Abiola’s  efforts  have not gone unnoticed as her activities have received copious mentions  in the media not only in Nigeria but in  the United Kingdom, America  and Germany. She has been awarded grants from her alma mater, MIT, to further her research in waste management. She equally won the Cartier Women's Initiative Award for sub-Saharan Africa in 2013.  Most importantly, her continuous efforts at waste management are contributing to making the environment cleaner.    
From Liberia, Freeman and Roberts, two environmental health advocates, will also tell viewers how they are challenging all Liberians and citizens of every nation to take up the gauntlet by ridding the environment of waste and innovatively generating revenue from the same source.  
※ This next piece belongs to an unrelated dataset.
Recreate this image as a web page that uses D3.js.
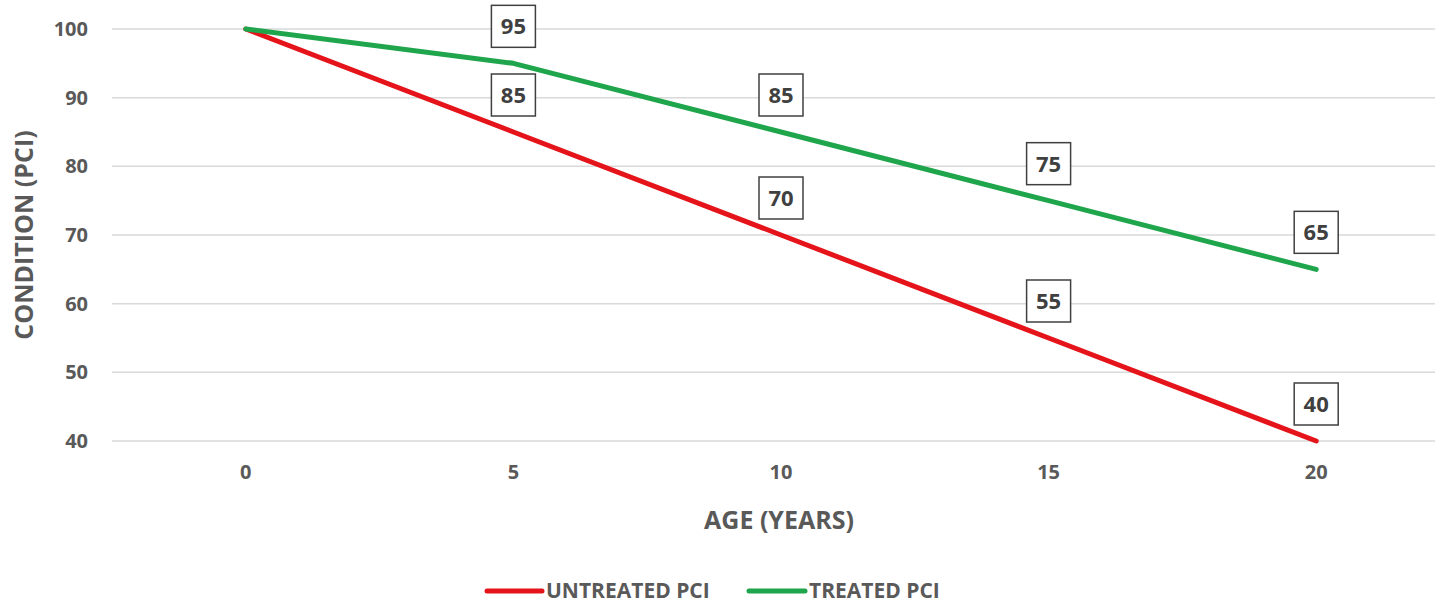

Through their umbrella company, ERI, the waste-to-wealth enthusiasts remove trash from the streets of Monrovia using plastic components generated from the mountains of waste to fabricate paver bricks for construction.  
Each brick from the primary refuse dump where the ERI factory is located removes more than 666 plastics from the environment and has been adjudged to be stronger than other bricks made from conventional materials. 

The three waste recyclers will be telling their stories on CNN African Voices Changemakers on DSTV on Friday at 8.30 a.m. and on Saturday at 11.30 p.m., 4.30 p.m. and7.30 p.m. Other repeat broadcasts come up on Sunday at 4.00 a.m., 8.30 a.m. and 7.30 p.m. with more repeats on Monday and Tuesday at 4.30 a.m. and 65.30 p.m. respectively.